The front seven did a decent job against the run in the first half, holding the Vikings to 44 yards on 14 carries (3.1 yards per carry). The Giants also sacked Teddy Bridgewater twice, including 9-yard sack split between Robert Ayers and George Selvie on 3rd-and-5 after Manning’s first interception. Ayers got the other sack late in the first half (note to Giants…stop dancing around like dumb asses when the other team is kicking your ass on the scoreboard).
Adrian Peterson really didn’t hurt the Giants all that much until late in the 3rd quarter when he broke off a 39-yard run when Jason Pierre-Paul got double-teamed and J.T. Thomas couldn’t get off the block by the tight end. This set up a long field goal. The defense started to fade very late in the 3rd quarter and early in the 4th quarter, first with Bridgewater’s 9-yard scramble on 3rd-and-8 and then running back Jerick McKinnon’s 7-yard touchdown on 3rd-and-goal. On the later run, Pierre-Paul and Jasper Brinkley simply failed to make the play. The nadir came on McKinnon’s three runs late in the game that picked up a total of 80 yards, including a 68-yard touchdown run. Jay Bromley and Ayers were each flagged with being offsides. Thomas was thrown out of the game for throwing a punch.
Teddy Bridgewater only completed 15-of-25 passes for 168 yards. The problem remains the safeties. Craig Dahl was beaten for a 28-yard touchdown by tight end Kyle Rudolph on 2nd-and-14. Landon Collins was late getting over to help out on the play as well. Collins later gave up a 25-yard reception against Rudolph on 3rd-and-3 on Minnesota’s first scoring drive of the second half. Dominique Rodgers-Cromartie and Prince Amukamara didn’t really hurt their team but didn’t really help either. I didn’t like how Amukamara played patty-cake with the wide receiver on Jerick McKinnon’s 7-yard touchdown run in the 4th quarter on 3rd-and-goal. Trevin Wade, playing the nickel, made a nice play defending a 3rd-and-5 shot into the end zone, but he later gave up a 21-yard reception on 3rd-and-3 on the field goal drive right before halftime.
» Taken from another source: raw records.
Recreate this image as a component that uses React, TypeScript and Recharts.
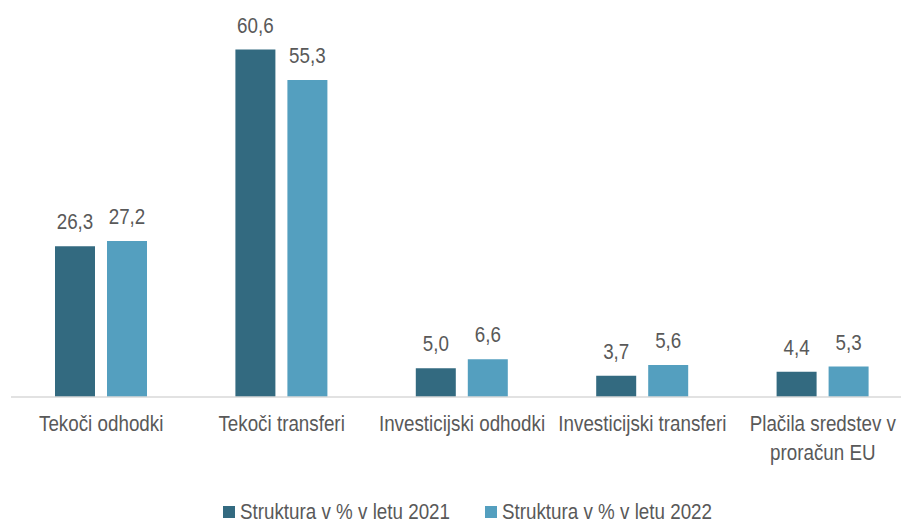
import React from 'react';
import { BarChart, Bar, XAxis, YAxis, Legend, LabelList } from 'recharts';

const categories: string[][] = [
  ['Tekoči odhodki'],
  ['Tekoči transferi'],
  ['Investicijski odhodki'],
  ['Investicijski transferi'],
  ['Plačila sredstev v', 'proračun EU'],
];
const values2021: number[] = [26.3, 60.6, 5.0, 3.7, 4.4];
const values2022: number[] = [27.2, 55.3, 6.6, 5.6, 5.3];
const seriesNames: string[] = ['Struktura v % v letu 2021', 'Struktura v % v letu 2022'];

const data = categories.map((c, i) => ({
  name: c.join(' '),
  v2021: values2021[i],
  v2022: values2022[i],
}));

const FONT = "'Liberation Sans', Arial, sans-serif";
const TEXT = '#595959';
const DARK = '#336A80';
const LIGHT = '#549FBF';
const SX = 0.855;

const fmt = (v: any) => Number(v).toFixed(1).replace('.', ',');

const NarrowText = ({ x, y, anchor = 'middle', children }: any) => (
  <g transform={`translate(${x},${y}) scale(${SX},1)`}>
    <text x={0} y={0} textAnchor={anchor} fill={TEXT} fontSize={22} fontFamily={FONT}>
      {children}
    </text>
  </g>
);

const Tick = (props: any) => {
  const { x, y, index } = props;
  const lines = categories[index] || [];
  return (
    <g>
      {lines.map((l, i) => (
        <NarrowText key={i} x={x} y={y + 34 + i * 29}>{l}</NarrowText>
      ))}
    </g>
  );
};

const BarLabel = (props: any) => {
  const { x, y, width, value } = props;
  return <NarrowText x={Number(x) + Number(width) / 2} y={Number(y) - 17}>{fmt(value)}</NarrowText>;
};

const LegendContent = () => (
  <svg width={500} height={22} style={{ display: 'block', overflow: 'visible' }}>
    {seriesNames.map((n, i) => {
      const x0 = i === 0 ? 0 : 262;
      return (
        <g key={i}>
          <rect x={x0} y={6} width={12} height={12} fill={i === 0 ? DARK : LIGHT} />
          <NarrowText x={x0 + 17} y={19} anchor="start">{n}</NarrowText>
        </g>
      );
    })}
  </svg>
);

export default function App() {
  return (
    <div style={{ position: 'fixed', left: 0, top: 0, width: 901, height: 523, overflow: 'hidden', background: '#fff' }}>
      <BarChart
        width={913}
        height={523}
        data={data}
        margin={{ top: 10, right: 0, left: 11, bottom: 66 }}
        barGap={12}
        barSize={40}
      >
        <XAxis
          dataKey="name"
          height={60}
          interval={0}
          tickLine={false}
          tickSize={0}
          tickMargin={0}
          axisLine={{ stroke: '#D9D9D9', strokeWidth: 1.5 }}
          tick={<Tick />}
        />
        <YAxis hide domain={[0, 67.5]} />
        <Legend
          verticalAlign="middle"
          layout="horizontal"
          content={<LegendContent />}
          wrapperStyle={{ position: 'absolute', left: 223, top: 500, width: 500 }}
        />
        <Bar dataKey="v2021" name={seriesNames[0]} fill={DARK} isAnimationActive={false}>
          <LabelList dataKey="v2021" content={<BarLabel />} />
        </Bar>
        <Bar dataKey="v2022" name={seriesNames[1]} fill={LIGHT} isAnimationActive={false}>
          <LabelList dataKey="v2022" content={<BarLabel />} />
        </Bar>
      </BarChart>
    </div>
  );
}
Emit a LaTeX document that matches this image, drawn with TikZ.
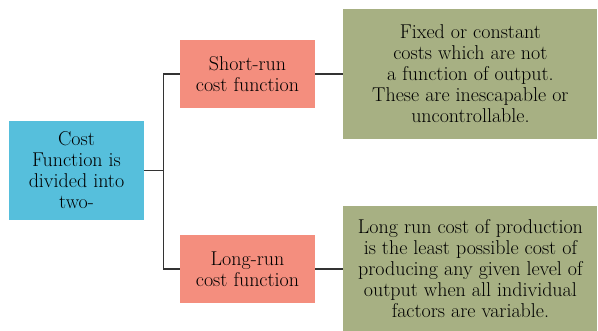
\documentclass[tikz,border=0pt]{standalone}
\usetikzlibrary{positioning}
\definecolor{costBlue}{HTML}{56BFDC}
\definecolor{costSalmon}{HTML}{F48E7E}
\definecolor{costOlive}{HTML}{A7B083}
\tikzstyle{basebox} =[align=center, inner sep=0pt, font=\fontsize{20}{21}\selectfont]
\tikzstyle{runbox} =[basebox, fill=costSalmon, minimum width=135pt, minimum height=68pt]
\tikzstyle{notebox} =[basebox, fill=costOlive, minimum width=254pt]
\tikzstyle{link} =[line width=1.3pt, draw=black!80]

\begin{document}
\begin{tikzpicture}[x=1pt, y=1pt]
\useasboundingbox (0,0) rectangle (598,-331);

\node (cost) [basebox, fill=costBlue, minimum width=135pt, minimum height=99pt] at (76.5,-170.5) {Cost\\Function is\\divided into\\two-};

\node (srun) [runbox] at (247.5,-74) {Short-run\\cost function};
\node (lrun) [runbox] at (247.5,-269) {Long-run\\cost function};

\node (sNote) [notebox, minimum height=130pt, right=28pt of srun] {Fixed or constant\\costs which are not\\a function of output.\\These are inescapable or\\uncontrollable.};
\node (lNote) [notebox, minimum height=126pt, right=28pt of lrun] {Long run cost of production\\is the least possible cost of\\producing any given level of\\output when all individual\\factors are variable.};

\draw[link] (cost.east) -- ++(19,0) |- (srun.west);
\draw[link] (cost.east) -- ++(19,0) |- (lrun.west);

\draw[link] (srun) -- (sNote);
\draw[link] (lrun) -- (lNote);
\end{tikzpicture}
\end{document}
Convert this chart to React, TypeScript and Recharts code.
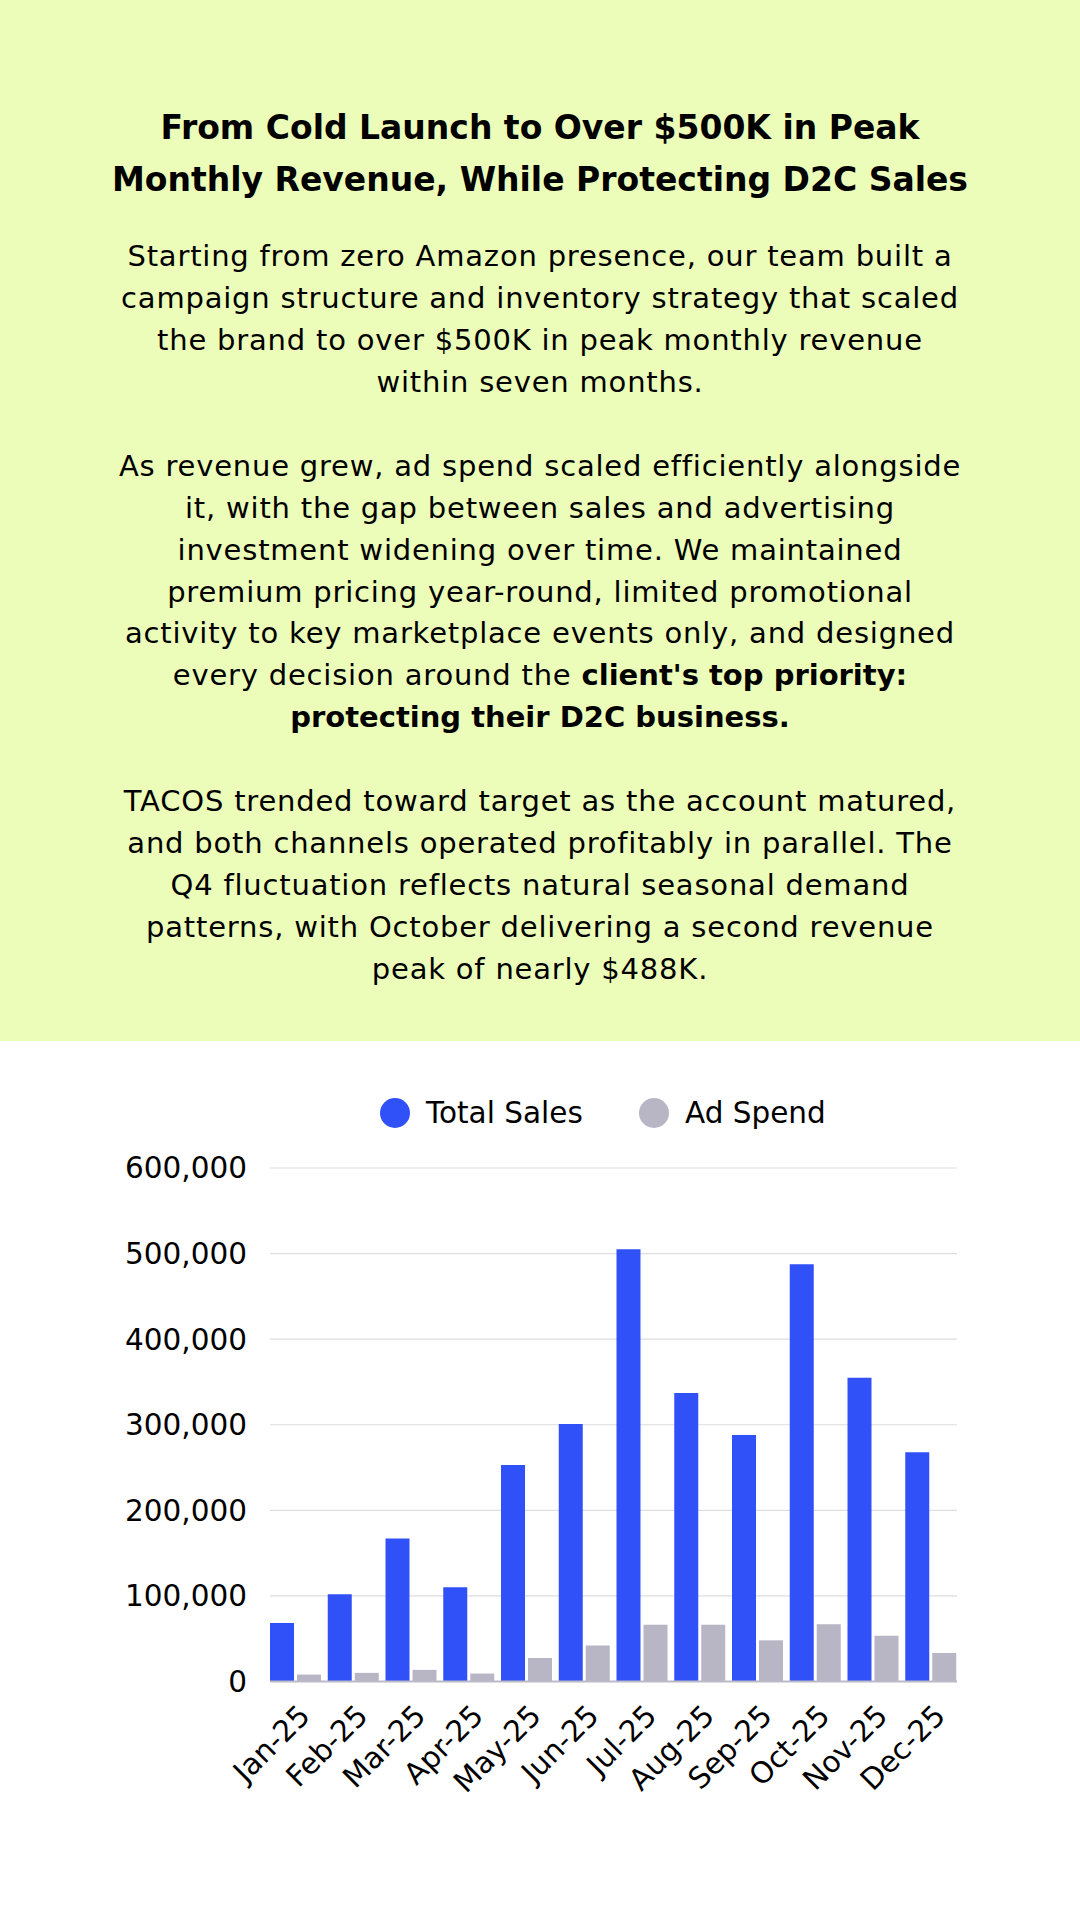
import React from 'react';
import { BarChart, Bar, XAxis, YAxis, CartesianGrid, Legend } from 'recharts';

const months = ['Jan-25', 'Feb-25', 'Mar-25', 'Apr-25', 'May-25', 'Jun-25', 'Jul-25', 'Aug-25', 'Sep-25', 'Oct-25', 'Nov-25', 'Dec-25'];
const totalSales = [68500, 102000, 167000, 110000, 253000, 301000, 505000, 337000, 288000, 487500, 355000, 268000];
const adSpend = [8100, 10100, 13600, 9300, 27500, 42200, 66300, 66300, 48100, 67000, 53500, 33300];
const yTicks = [0, 100000, 200000, 300000, 400000, 500000, 600000];
const seriesNames = ['Total Sales', 'Ad Spend'];
const seriesColors = ['#3050F8', '#B8B5C4'];

const titleLines = [
  'From Cold Launch to Over $500K in Peak',
  'Monthly Revenue, While Protecting D2C Sales',
];

// each line: [regular text, bold text]
const bodyLines: [string, string][] = [
  ['Starting from zero Amazon presence, our team built a', ''],
  ['campaign structure and inventory strategy that scaled', ''],
  ['the brand to over $500K in peak monthly revenue', ''],
  ['within seven months.', ''],
  ['', ''],
  ['As revenue grew, ad spend scaled efficiently alongside', ''],
  ['it, with the gap between sales and advertising', ''],
  ['investment widening over time. We maintained', ''],
  ['premium pricing year-round, limited promotional', ''],
  ['activity to key marketplace events only, and designed', ''],
  ['every decision around the ', "client's top priority:"],
  ['', 'protecting their D2C business.'],
  ['', ''],
  ['TACOS trended toward target as the account matured,', ''],
  ['and both channels operated profitably in parallel. The', ''],
  ['Q4 fluctuation reflects natural seasonal demand', ''],
  ['patterns, with October delivering a second revenue', ''],
  ['peak of nearly $488K.', ''],
];

const data = months.map((m, i) => ({ month: m, sales: totalSales[i], ad: adSpend[i] }));

const FONT = '"DejaVu Sans", "Noto Sans", sans-serif';

const XTick = (props: any) => {
  const { x, y, payload } = props;
  const ax = x + 16;
  const ay = y + 36;
  return (
    <text
      x={ax}
      y={ay}
      transform={`rotate(-45, ${ax}, ${ay})`}
      textAnchor="end"
      fontSize={29.5}
      fontFamily={FONT}
      fill="#000"
    >
      {payload.value}
    </text>
  );
};

const renderLegend = () => (
  <div style={{ display: 'flex', alignItems: 'center', height: 40, paddingLeft: 380, fontFamily: FONT, fontSize: 29.5, color: '#000' }}>
    {seriesNames.map((n, i) => (
      <div key={n} style={{ display: 'flex', alignItems: 'center', width: i === 0 ? 259 : 'auto' }}>
        <span style={{ width: 30, height: 30, borderRadius: '50%', background: seriesColors[i], marginRight: 16, display: 'inline-block' }} />
        <span>{n}</span>
      </div>
    ))}
  </div>
);

export default function App() {
  return (
    <div style={{ position: 'relative', width: 1080, height: 1920, background: '#fff', fontFamily: FONT, overflow: 'hidden' }}>
      <style>{'body{margin:0;}'}</style>
      <div style={{ position: 'absolute', top: 0, left: 0, width: 1080, height: 1041, background: '#EBFDB9' }}>
        <div style={{ position: 'absolute', top: 102, left: 0, width: 1080, textAlign: 'center', fontWeight: 700, fontSize: 33, lineHeight: '52px', color: '#000' }}>
          {titleLines.map((t) => (
            <div key={t}>{t}</div>
          ))}
        </div>
        <div style={{ position: 'absolute', top: 236, left: 0, width: 1080, textAlign: 'center', fontSize: 29, letterSpacing: 0.8, lineHeight: '41.95px', color: '#000' }}>
          {bodyLines.map((l, i) => (
            <div key={i} style={{ height: 41.95, whiteSpace: 'pre' }}>
              {l[0]}
              {l[1] ? <b style={{ fontWeight: 700, letterSpacing: 0 }}>{l[1]}</b> : null}
            </div>
          ))}
        </div>
      </div>
      <div style={{ position: 'absolute', top: 1041, left: 0 }}>
        <BarChart
          width={1080}
          height={879}
          data={data}
          margin={{ top: 127, right: 123, left: 0, bottom: 138.5 }}
          barCategoryGap={3}
          barGap={3}
        >
          <CartesianGrid vertical={false} stroke="#dddddd" strokeWidth={1.2} />
          <XAxis
            dataKey="month"
            padding={{ left: -3, right: -3 }}
            axisLine={{ stroke: '#bdbac8', strokeWidth: 2 }}
            tickLine={false}
            tickSize={0}
            tickMargin={0}
            height={100}
            interval={0}
            tick={(p: any) => <XTick {...p} />}
          />
          <YAxis
            width={270}
            domain={[0, 600000]}
            ticks={yTicks}
            axisLine={false}
            tickLine={false}
            tickSize={0}
            tickMargin={23}
            tick={{ fontSize: 29.5, fill: '#000', fontFamily: FONT }}
            tickFormatter={(v: number) => v.toLocaleString('en-US')}
          />
          <Legend
            layout="horizontal"
            verticalAlign="middle"
            align="center"
            content={renderLegend}
            wrapperStyle={{ top: 52, left: 0, width: 1080, height: 40 }}
          />
          <Bar dataKey="sales" name={seriesNames[0]} fill={seriesColors[0]} isAnimationActive={false} />
          <Bar dataKey="ad" name={seriesNames[1]} fill={seriesColors[1]} isAnimationActive={false} />
        </BarChart>
      </div>
    </div>
  );
}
Not good. An ailing Dwayne Harris (shoulder) returned two punts for a total of 12 yards, muffing his first chance. He also let one punt hit the turf and roll that he should have fair caught. Shane Vereen returned seven kickoffs, but his longest effort was only 23 yards. Ben Edwards also returned one kickoff for 20 yards. None of Josh Brown’s kickoffs resulted in touchbacks. Both of his onside kicks failed, and one was returned 27 yards to the Giants’ 18-yard line, setting up another touchdown. Brad Wing punted six times, averaging 40 yards per punt. One punt was expertly downed on the 4-yard line by Landon Collins and Craig Dahl. Wing’s 30-yard punt right before halftime helped the Vikings add an additional field goal. Punt coverage and kickoff coverage on the two traditional kickoffs were good.
Cram it in your Cramhole Award
Minus Odell Beckham, the entire wide receiving corps. Three catches for 21 yards until late in the 3rd quarter when the game was out of reach? Holy crap.